* _PROBLEM DETAILS_:
Omit every picture and return the rest of the data unaltered.

* _GIVEN INFORMATION_:
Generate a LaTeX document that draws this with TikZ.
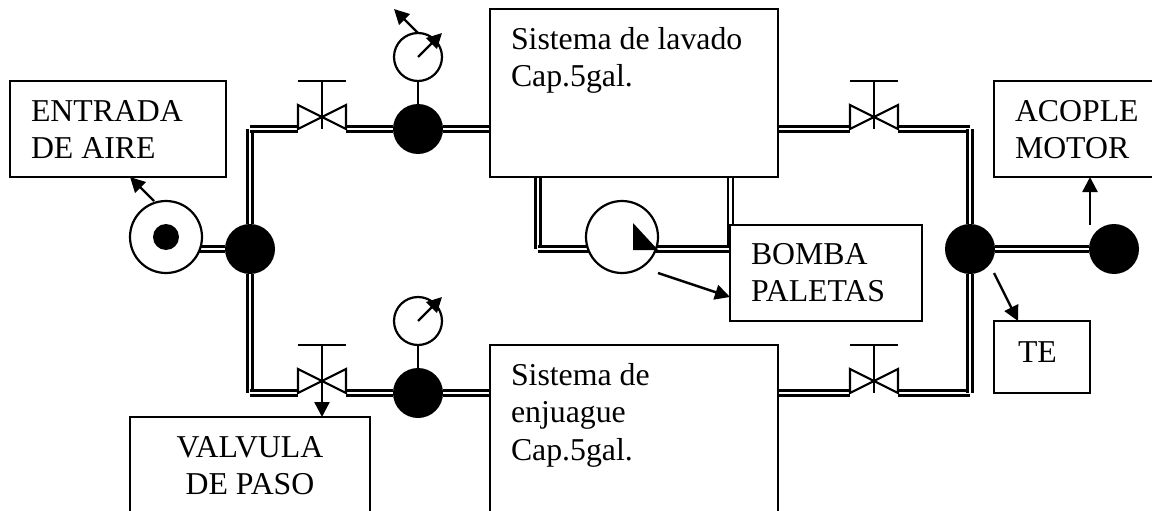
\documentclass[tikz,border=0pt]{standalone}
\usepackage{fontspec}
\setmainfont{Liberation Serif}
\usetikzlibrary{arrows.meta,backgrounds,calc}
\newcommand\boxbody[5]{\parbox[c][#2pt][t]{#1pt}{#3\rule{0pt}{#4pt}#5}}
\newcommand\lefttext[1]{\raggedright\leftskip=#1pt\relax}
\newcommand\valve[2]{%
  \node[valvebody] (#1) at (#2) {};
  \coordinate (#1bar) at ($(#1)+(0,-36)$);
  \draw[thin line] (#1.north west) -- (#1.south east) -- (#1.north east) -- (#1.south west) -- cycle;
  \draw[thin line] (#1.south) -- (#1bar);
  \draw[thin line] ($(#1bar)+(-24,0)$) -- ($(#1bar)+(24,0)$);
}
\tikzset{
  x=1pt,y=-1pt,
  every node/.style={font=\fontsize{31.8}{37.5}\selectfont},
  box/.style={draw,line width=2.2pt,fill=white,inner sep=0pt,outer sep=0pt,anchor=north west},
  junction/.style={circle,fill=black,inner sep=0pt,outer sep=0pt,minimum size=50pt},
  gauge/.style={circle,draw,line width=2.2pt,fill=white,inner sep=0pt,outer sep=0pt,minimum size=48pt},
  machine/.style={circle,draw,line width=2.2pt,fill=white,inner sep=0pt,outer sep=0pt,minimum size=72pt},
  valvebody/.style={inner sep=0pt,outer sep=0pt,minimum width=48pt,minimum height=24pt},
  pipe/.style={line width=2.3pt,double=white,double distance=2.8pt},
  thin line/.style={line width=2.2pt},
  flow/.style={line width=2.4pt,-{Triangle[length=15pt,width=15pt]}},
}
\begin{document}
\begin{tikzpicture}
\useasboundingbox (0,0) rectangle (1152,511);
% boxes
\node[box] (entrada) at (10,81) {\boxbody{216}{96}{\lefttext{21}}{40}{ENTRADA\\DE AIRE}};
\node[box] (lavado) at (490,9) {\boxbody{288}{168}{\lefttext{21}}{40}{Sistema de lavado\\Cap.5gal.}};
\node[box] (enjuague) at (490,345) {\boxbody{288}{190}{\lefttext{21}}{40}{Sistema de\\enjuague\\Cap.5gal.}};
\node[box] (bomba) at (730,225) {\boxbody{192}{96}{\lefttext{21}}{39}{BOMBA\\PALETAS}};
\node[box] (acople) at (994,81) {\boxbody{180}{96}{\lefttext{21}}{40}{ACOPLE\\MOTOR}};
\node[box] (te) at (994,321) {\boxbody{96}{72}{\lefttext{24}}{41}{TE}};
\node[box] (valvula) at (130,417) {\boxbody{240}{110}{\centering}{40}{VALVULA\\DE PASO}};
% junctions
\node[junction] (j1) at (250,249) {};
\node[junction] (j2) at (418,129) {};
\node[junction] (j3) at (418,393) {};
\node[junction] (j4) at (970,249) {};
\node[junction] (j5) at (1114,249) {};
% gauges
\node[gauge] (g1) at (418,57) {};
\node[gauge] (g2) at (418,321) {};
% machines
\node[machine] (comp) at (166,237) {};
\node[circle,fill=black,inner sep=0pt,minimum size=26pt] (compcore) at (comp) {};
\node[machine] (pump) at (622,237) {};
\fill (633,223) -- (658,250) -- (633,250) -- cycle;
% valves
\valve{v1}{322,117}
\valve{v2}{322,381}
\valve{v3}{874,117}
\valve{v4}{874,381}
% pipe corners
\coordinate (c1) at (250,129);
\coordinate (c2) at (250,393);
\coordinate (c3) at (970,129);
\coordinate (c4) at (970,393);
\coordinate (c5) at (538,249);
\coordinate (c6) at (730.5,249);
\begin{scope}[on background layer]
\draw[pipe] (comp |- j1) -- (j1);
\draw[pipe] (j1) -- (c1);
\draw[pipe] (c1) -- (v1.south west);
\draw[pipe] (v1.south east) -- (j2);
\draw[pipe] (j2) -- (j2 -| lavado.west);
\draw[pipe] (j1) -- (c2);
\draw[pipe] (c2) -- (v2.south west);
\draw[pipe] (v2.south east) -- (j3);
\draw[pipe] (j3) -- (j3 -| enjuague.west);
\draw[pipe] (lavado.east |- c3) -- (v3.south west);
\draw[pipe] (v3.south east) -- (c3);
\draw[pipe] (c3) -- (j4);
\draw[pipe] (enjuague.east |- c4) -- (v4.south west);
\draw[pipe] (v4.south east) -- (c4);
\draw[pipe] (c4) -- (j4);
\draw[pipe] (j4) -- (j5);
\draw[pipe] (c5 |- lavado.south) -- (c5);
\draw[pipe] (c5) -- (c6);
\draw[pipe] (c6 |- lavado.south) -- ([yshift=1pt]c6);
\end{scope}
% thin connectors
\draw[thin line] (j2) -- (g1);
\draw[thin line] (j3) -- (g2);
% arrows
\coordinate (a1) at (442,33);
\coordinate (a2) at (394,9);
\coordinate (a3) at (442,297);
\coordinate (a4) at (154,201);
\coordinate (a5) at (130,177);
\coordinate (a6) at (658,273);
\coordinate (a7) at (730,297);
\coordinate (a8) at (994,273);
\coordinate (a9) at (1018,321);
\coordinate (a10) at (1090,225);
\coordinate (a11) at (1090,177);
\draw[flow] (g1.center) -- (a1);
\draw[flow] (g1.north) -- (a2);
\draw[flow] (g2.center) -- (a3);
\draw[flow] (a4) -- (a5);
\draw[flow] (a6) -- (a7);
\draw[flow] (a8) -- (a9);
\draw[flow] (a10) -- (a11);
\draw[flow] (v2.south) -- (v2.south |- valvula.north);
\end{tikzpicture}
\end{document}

* _ANSWER TO THIS TASK_:
Generate a LaTeX document that draws this with TikZ.
\documentclass[tikz,border=0pt]{standalone}
\usepackage{fontspec}
\setmainfont{Liberation Serif}
\usetikzlibrary{arrows.meta,backgrounds,calc}
\newcommand\boxbody[5]{\parbox[c][#2pt][t]{#1pt}{#3\rule{0pt}{#4pt}#5}}
\newcommand\lefttext[1]{\raggedright\leftskip=#1pt\relax}
\newcommand\valve[2]{%
  \node[valvebody] (#1) at (#2) {};
  \coordinate (#1bar) at ($(#1)+(0,-36)$);
  \draw[thin line] (#1.north west) -- (#1.south east) -- (#1.north east) -- (#1.south west) -- cycle;
  \draw[thin line] (#1.south) -- (#1bar);
  \draw[thin line] ($(#1bar)+(-24,0)$) -- ($(#1bar)+(24,0)$);
}
\tikzset{
  x=1pt,y=-1pt,
  every node/.style={font=\fontsize{31.8}{37.5}\selectfont},
  box/.style={draw,line width=2.2pt,fill=white,inner sep=0pt,outer sep=0pt,anchor=north west},
  junction/.style={circle,fill=black,inner sep=0pt,outer sep=0pt,minimum size=50pt},
  gauge/.style={circle,draw,line width=2.2pt,fill=white,inner sep=0pt,outer sep=0pt,minimum size=48pt},
  machine/.style={circle,draw,line width=2.2pt,fill=white,inner sep=0pt,outer sep=0pt,minimum size=72pt},
  valvebody/.style={inner sep=0pt,outer sep=0pt,minimum width=48pt,minimum height=24pt},
  pipe/.style={line width=2.3pt,double=white,double distance=2.8pt},
  thin line/.style={line width=2.2pt},
  flow/.style={line width=2.4pt,-{Triangle[length=15pt,width=15pt]}},
}
\begin{document}
\begin{tikzpicture}
\useasboundingbox (0,0) rectangle (1152,511);
% boxes
\node[box] (entrada) at (10,81) {\boxbody{216}{96}{\lefttext{21}}{40}{ENTRADA\\DE AIRE}};
\node[box] (lavado) at (490,9) {\boxbody{288}{168}{\lefttext{21}}{40}{Sistema de lavado\\Cap.5gal.}};
\node[box] (enjuague) at (490,345) {\boxbody{288}{190}{\lefttext{21}}{40}{Sistema de\\enjuague\\Cap.5gal.}};
\node[box] (bomba) at (730,225) {\boxbody{192}{96}{\lefttext{21}}{39}{BOMBA\\PALETAS}};
\node[box] (acople) at (994,81) {\boxbody{180}{96}{\lefttext{21}}{40}{ACOPLE\\MOTOR}};
\node[box] (te) at (994,321) {\boxbody{96}{72}{\lefttext{24}}{41}{TE}};
\node[box] (valvula) at (130,417) {\boxbody{240}{110}{\centering}{40}{VALVULA\\DE PASO}};
% junctions
\node[junction] (j1) at (250,249) {};
\node[junction] (j2) at (418,129) {};
\node[junction] (j3) at (418,393) {};
\node[junction] (j4) at (970,249) {};
\node[junction] (j5) at (1114,249) {};
% gauges
\node[gauge] (g1) at (418,57) {};
\node[gauge] (g2) at (418,321) {};
% machines
\node[machine] (comp) at (166,237) {};
\node[circle,fill=black,inner sep=0pt,minimum size=26pt] (compcore) at (comp) {};
\node[machine] (pump) at (622,237) {};
\fill (633,223) -- (658,250) -- (633,250) -- cycle;
% valves
\valve{v1}{322,117}
\valve{v2}{322,381}
\valve{v3}{874,117}
\valve{v4}{874,381}
% pipe corners
\coordinate (c1) at (250,129);
\coordinate (c2) at (250,393);
\coordinate (c3) at (970,129);
\coordinate (c4) at (970,393);
\coordinate (c5) at (538,249);
\coordinate (c6) at (730.5,249);
\begin{scope}[on background layer]
\draw[pipe] (comp |- j1) -- (j1);
\draw[pipe] (j1) -- (c1);
\draw[pipe] (c1) -- (v1.south west);
\draw[pipe] (v1.south east) -- (j2);
\draw[pipe] (j2) -- (j2 -| lavado.west);
\draw[pipe] (j1) -- (c2);
\draw[pipe] (c2) -- (v2.south west);
\draw[pipe] (v2.south east) -- (j3);
\draw[pipe] (j3) -- (j3 -| enjuague.west);
\draw[pipe] (lavado.east |- c3) -- (v3.south west);
\draw[pipe] (v3.south east) -- (c3);
\draw[pipe] (c3) -- (j4);
\draw[pipe] (enjuague.east |- c4) -- (v4.south west);
\draw[pipe] (v4.south east) -- (c4);
\draw[pipe] (c4) -- (j4);
\draw[pipe] (j4) -- (j5);
\draw[pipe] (c5 |- lavado.south) -- (c5);
\draw[pipe] (c5) -- (c6);
\draw[pipe] (c6 |- lavado.south) -- ([yshift=1pt]c6);
\end{scope}
% thin connectors
\draw[thin line] (j2) -- (g1);
\draw[thin line] (j3) -- (g2);
% arrows
\coordinate (a1) at (442,33);
\coordinate (a2) at (394,9);
\coordinate (a3) at (442,297);
\coordinate (a4) at (154,201);
\coordinate (a5) at (130,177);
\coordinate (a6) at (658,273);
\coordinate (a7) at (730,297);
\coordinate (a8) at (994,273);
\coordinate (a9) at (1018,321);
\coordinate (a10) at (1090,225);
\coordinate (a11) at (1090,177);
\draw[flow] (g1.center) -- (a1);
\draw[flow] (g1.north) -- (a2);
\draw[flow] (g2.center) -- (a3);
\draw[flow] (a4) -- (a5);
\draw[flow] (a6) -- (a7);
\draw[flow] (a8) -- (a9);
\draw[flow] (a10) -- (a11);
\draw[flow] (v2.south) -- (v2.south |- valvula.north);
\end{tikzpicture}
\end{document}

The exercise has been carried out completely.